Como disse certa vez, com notável ironia, o ex-ministro Delfim Neto. No Brasil é necessário trocar o povo. Até agora dirigentes e dirigidos não se acertaram quanto a objetivos. Um grupo em Curitiba conseguiu avançar no combate à corrupção. Obteve notável sucesso. Empresas enormes naufragaram sob o peso de acusações pesadas e processos criminais que correm por tribunais em diversos países. Muita gente foi presa. Empresas naturalmente sucumbiram. E curiosamente vozes do Judiciário apareceram para criticar o combate à corrupção, porque ele aparentemente destruiu empresas. O contrário, portanto, seria mais proveitoso. Estranho.
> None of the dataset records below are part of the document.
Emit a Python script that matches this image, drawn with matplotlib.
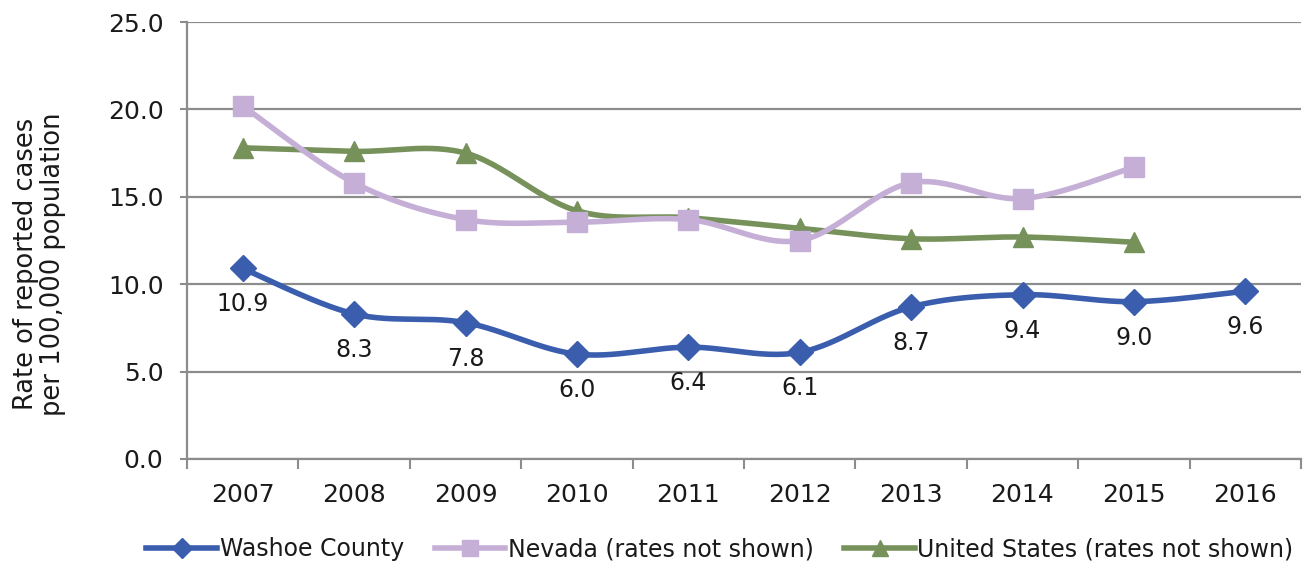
import numpy as np
import matplotlib.pyplot as plt

years = ["2007", "2008", "2009", "2010", "2011", "2012", "2013", "2014", "2015", "2016"]
washoe = [10.9, 8.3, 7.8, 6.0, 6.4, 6.1, 8.7, 9.4, 9.0, 9.6]
nevada = [20.2, 15.8, 13.7, 13.55, 13.7, 12.5, 15.8, 14.9, 16.7]
usa = [17.8, 17.6, 17.5, 14.2, 13.8, 13.2, 12.6, 12.7, 12.4]

blue = "#3A5DAE"
lavender = "#C6AFD6"
green = "#76915A"
grey = "#8C8C8C"

plt.rcParams["font.family"] = ["DejaVu Sans"]


def smooth(y, n=30):
    # Catmull-Rom style bezier, like Excel's smoothed lines
    x = np.arange(len(y), dtype=float)
    y = np.asarray(y, dtype=float)
    P = np.column_stack([x, y])
    pts = []
    for i in range(len(P) - 1):
        p0 = P[i - 1] if i > 0 else P[i]
        p1 = P[i]
        p2 = P[i + 1]
        p3 = P[i + 2] if i + 2 < len(P) else P[i + 1]
        c1 = p1 + (p2 - p0) / 6.0
        c2 = p2 - (p3 - p1) / 6.0
        t = np.linspace(0, 1, n)[:, None]
        seg = ((1 - t) ** 3) * p1 + 3 * ((1 - t) ** 2) * t * c1 + 3 * (1 - t) * t ** 2 * c2 + t ** 3 * p2
        pts.append(seg if i == 0 else seg[1:])
    pts = np.vstack(pts)
    return pts[:, 0], pts[:, 1]


fig = plt.figure(figsize=(13.03, 5.63), dpi=100)
ax = fig.add_axes([187 / 1303, 1 - 459 / 563, (1301 - 187) / 1303, (459 - 22) / 563])

series = [
    (washoe, blue, "D", 13, "Washoe County"),
    (nevada, lavender, "s", 14, "Nevada (rates not shown)"),
    (usa, green, "^", 15, "United States (rates not shown)"),
]
handles = []
for vals, col, mk, ms, lab in reversed(series):
    sx, sy = smooth(vals)
    ax.plot(sx, sy, color=col, lw=4, solid_capstyle="round", zorder=3)
    ax.plot(np.arange(len(vals)), vals, ls="none", marker=mk, ms=ms, color=col, zorder=4)

for vals, col, mk, ms, lab in series:
    h, = ax.plot([], [], color=col, lw=4, marker=mk, ms=ms * 0.8, label=lab)
    handles.append(h)

for i, v in enumerate(washoe):
    ax.annotate(f"{v:.1f}", (i, v), xytext=(0, -36), textcoords="offset pixels",
                ha="center", va="center", fontsize=17, color="#1a1a1a")

ax.set_xlim(-0.5, len(years) - 0.5)
ax.set_ylim(0, 25)
ax.set_yticks(np.arange(0, 25.1, 5))
ax.set_yticklabels([f"{t:.1f}" for t in np.arange(0, 25.1, 5)])
ax.set_xticks(range(len(years)))
ax.set_xticklabels(years)
ax.set_xticks(np.arange(-0.5, len(years), 1), minor=True)
ax.tick_params(axis="x", which="major", length=0, pad=17, labelsize=18, labelcolor="#1a1a1a")
ax.tick_params(axis="x", which="minor", length=7, width=1.5, color=grey, direction="out")
ax.tick_params(axis="y", length=5, width=1.5, color=grey, pad=12, labelsize=18, labelcolor="#1a1a1a")

ax.grid(axis="y", color=grey, lw=1.6)
ax.set_axisbelow(True)
for s in ["top", "right"]:
    ax.spines[s].set_visible(False)
for s in ["left", "bottom"]:
    ax.spines[s].set_color(grey)
    ax.spines[s].set_linewidth(1.6)

fig.text(40 / 1303, 1 - 264 / 563, "Rate of reported cases\nper 100,000 population", rotation=90,
         ha="center", va="center", fontsize=18.5, color="#1a1a1a", linespacing=1.05)

fig.legend(handles=handles, loc="center", bbox_to_anchor=(720 / 1303, 1 - 549 / 563), ncol=3,
           frameon=False, fontsize=17, handlelength=3.0, handletextpad=0.1, columnspacing=1.3,
           labelcolor="#1a1a1a")

fig.savefig("out.png", dpi=100)
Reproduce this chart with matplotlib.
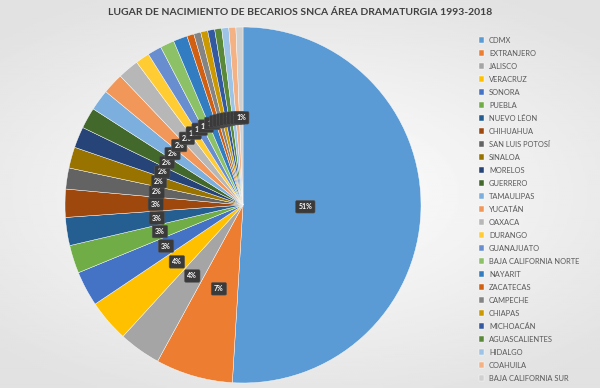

É o caso espantoso da hidrelétrica de Belo Monte, construída no Rio Xingu, no sul do Pará. Projetos de hidrelétricas exigem o estudo de metrologia do rio por décadas. Os técnicos sabiam que o Xingu sofre uma forte baixa na vazão no segundo semestre do ano. Ainda assim, ergueram a barragem e instalaram turbinas para produzir algo parecido com onze milhões de quilowatts/hora. Mas, durante a seca, a hidrelétrica produz menos de quatro milhões e precisa desligar as turbinas. Agora, seus proprietários querem construir usina térmica ; movida a petróleo ; ao lado do colosso de R$ 40 bilhões para gerar a energia que está faltando por causa da seca do Xingu. Era mais fácil não construir Belo Monte e, sim, algumas usinas termoelétricas. Mário Henrique Simonsen tinha razão: melhor pagar propina e não fazer a obra. É mais barato.

Alguns índices brasileiros sofreram modificações importantes nos últimos tempos. A taxa de juros caiu muito. Está na faixa de 4,5% ao ano. Por causa disso, o investimento estrangeiro secou. Antes, ele vinha para cá em busca de remuneração espetacular de 10% ou 12% ao ano quando, nos Estados Unidos e na Europa, os juros andavam em torno de 0,5% ao ano ou menos. Ou seja, os brasileiros pagavam uma barbaridade para ter dinheiro especulativo aqui.

O governo dos Estados Unidos pressiona a China para comprar mais produtos agrícolas lá. Isso significa que os chineses vão comprar menos aqui. Não existem amigos no comércio internacional. Existem interesses. A diplomacia realizada pelos meninos do Bolsonaro é ingênua, não mede consequências e pratica a coragem dos ignorantes. Os tempos de globalização avassaladora originários da Ásia não abrem espaço para amadorismos. Mas o Brasil, como sempre, saberá perder tempo com o maior estilo. Feliz Natal e melhor ano-novo.